9º Domingo do Tempo Comum – Ano B

(Dt 5,12-15; Sl 80[81]; 2Cor 4,6-11; Mc 2,23—3,6)

1. Dois episódios. Os discípulos transgredem a Lei do sábado tirando espigas enquanto atravessam o campo de trigo. E Jesus que, provocativamente, cura um homem no dia em que não é lícito ‘trabalhar’.

2. O 1º incidente, algo insignificante, ganha uma dimensão maior devido as minuciosas prescrições que dominam a Lei judaica. Este fato acaba por provocar um pronunciamento decisivo de Jesus: “O Sábado foi feito para o homem, e não homem para o sábado”. E assim Jesus põe o homem como medida da Lei.

3. A Lei não vale por si mesma. Vele enquanto é para o bem do homem, se está voltada para sua vida, para o seu crescimento. Assim Jesus quer recordar o aspecto da alegria e da bênção que caracteriza o sábado; mesmo admitindo essa realidade, alguns legistas, estabelecem por si mesmos o que seria um bem para o outro, ao invés de reportar-se ao projeto de Deus.

4. Nessa perspectiva do projeto divino para o ser humano está uma lei feita para suas exigências, aspirações, para sua realização. É antirreligioso uma lei que esmaga, mortifica, oprime, sufoca o ser humano, restringe sua liberdade, envenena sua alegria de viver, estrangula sua espontaneidade.

5. No 2º episódio Jesus está na sinagoga, um espaço sagrado, e é sábado, tempo sagrado. E é ao interno dessa sacralidade do lugar e do tempo que Ele inaugura uma nova sacralidade: aquela da pessoa. O homem da mão seca é convidado ou ordenado, a colocar-se no centro.

6. Assim Jesus acaba por provocar uma discussão que coloca o ser humano no centro, tirando-o do sistema de regras que faz o que bem quer, para permitir sua desenvoltura. Originalmente o verbo utilizado para ‘levantar’ significa, ‘acordar’, que era uma expressão usada pela Igreja primitiva no sentido de ‘ressurreição’.

7. Um homem ‘ressuscitado’, ao centro, atravessa, se sobrepõe ao terreno da casuística religiosa, dessas leis minuciosas, para colocar-se no plano dos valores. A pergunta de Jesus sobre fazer o bem ou mal, salvar uma vida ou deixá-la morrer, exige uma posição clara, tornando impossível qualquer acordo.

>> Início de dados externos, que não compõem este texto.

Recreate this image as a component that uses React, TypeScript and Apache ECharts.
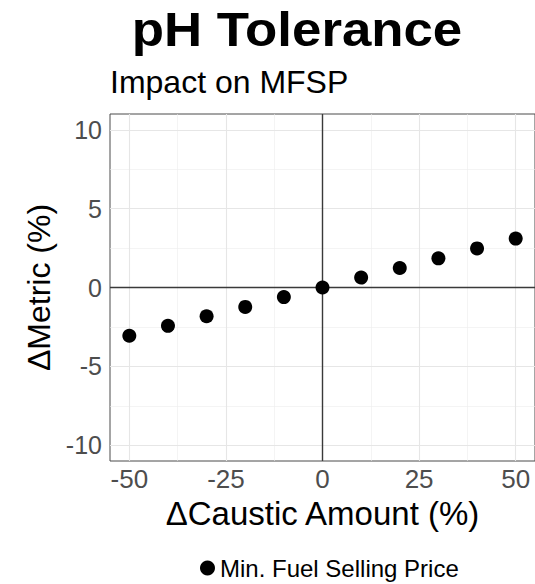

8. Só existe uma alternativa: não fazer o bem significa fazer o mal. Não salvar uma vida significa matá-la. Quando se deve fazer o bem não existe uma zona neutra, na qual não se faz nem uma coisa nem outra; nenhuma escapatória, nenhum direito a um legalismo cuja observância formal permita evitar de cumprir o bem, ou seja de fazer o mal. Em outras palavras: não amar já significa fazer o mal.

9. Mas eles ficaram em silêncio diante da pergunta de Jesus. Não é um silêncio que reconhece a própria derrota, mas um silêncio de obstinação, de incapacidade de sair fora dos próprios esquemas. Acostumados a falar do ser humano, em seu lugar, eles se demonstram embaraçados na presença do próprio homem, do principal interessado. E de Jesus, o Filho do Homem, solidário a ele. Jesus o cura.

10. A Palavra sábado deriva de um verbo que vem usado frequentemente no sentido de ‘cessar’, ‘parar de’, e daí ‘repousar’. Dizer que Deus repousou no sétimo dia, quer dizer: fez sábado. Com a cura em dia de sábado, Jesus mostra que Deus não interrompe sua atividade em favor de suas criaturas, Ele não conhece repouso: “Meu Pai trabalha sempre, e eu também trabalho” (Jo 5,17), disse Jesus.

11. Cristo cura o homem da mão seca e queria também curar a outros, aflitos de um mal mais grave: ‘a dureza de coração’ (a cegueira, a incapacidade de compreender). Mas nem pôde fazê-lo porque já haviam saído para uma reunião importante: a decisão de matar Jesus. Tal decisão, em Marcos, já vem logo ao início.

12. Com seus gestos, com sua tomada de posição em contraste com a religião oficial, com suas escolhas em favor do ser humano e não da ordem constituída, Jesus assina sua própria condenação à morte. A sombra da cruz começa a projetar-se.

13. Um Deus que não é a favor da aplicação rígida da lei, é um Deus que vai tirado do centro, empurrado para fora da humanidade. Um Deus que está a favor do ser humano, um Deus por nós, é um Deus que se coloca como um fora da lei. É necessário impedir-lhe, a todo custo, que nos cure de certa cegueira ou obstinação.